The bond was also the first gauge of investor demand, both for the framework and for Mizuho, as it was the bank’s first bond in Thai baht. But thanks to its AAA rating by Fitch Ratings Thailand and the credit diversification it offered investors, the bond was 1.5x subscribed.
Not that the deal went off without a hitch. Bookbuilding was postponed by five days as Mizuho waited for one of its main asset manager investors to get approval to buy the notes. But once the trade got underway it was plain sailing.
The trade is also the first Thai baht transaction to be listed on the Tokyo Pro-Bond market.
VIETNAM
Home Credit Vietnam Finance Company $50m senior secured loan due 2018
Mandated lead arrangers and bookrunners: Credit Suisse, Maybank, Vietnam Joint Stock Commercial Bank for Industry and Trade
The small size of the loan for Home Credit Vietnam belies its significance as a trendsetter in the consumer finance sector in the region.
Sourcing foreign liquidity for a non-recourse facility in a country that has as trying a regulatory set-up as Vietnam was not going to be an easy task. Moreover, the borrower, being a consumer finance company, could not offer banks any tangible assets as security.
This meant using a different approach, so lead Credit Suisse came up with the novel idea of giving banks access to receivables underpinned by the borrower’s loan portfolio. It also anchored the deal by taking $35m at the outset.

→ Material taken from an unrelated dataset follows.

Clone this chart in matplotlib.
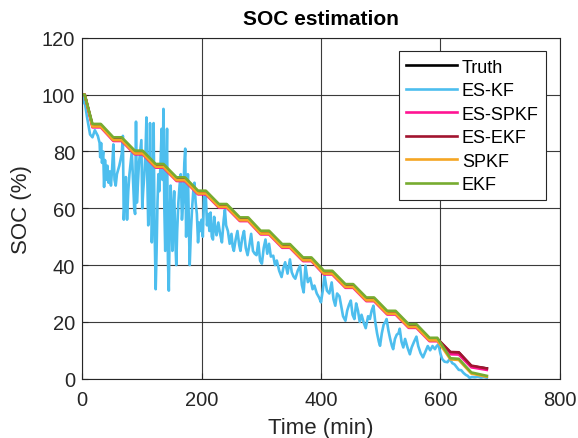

Not only did the financing ease the burden of debt on parent Home Credit Group, its success prompted the Czech Republic-based company to ask Credit Suisse to mimic the structure for borrowings of other subsidiaries across Asia Pacific too.
The loan has also unleashed an important source of liquidity for consumer finance companies in Vietnam, which find it hard to get credit from local lenders.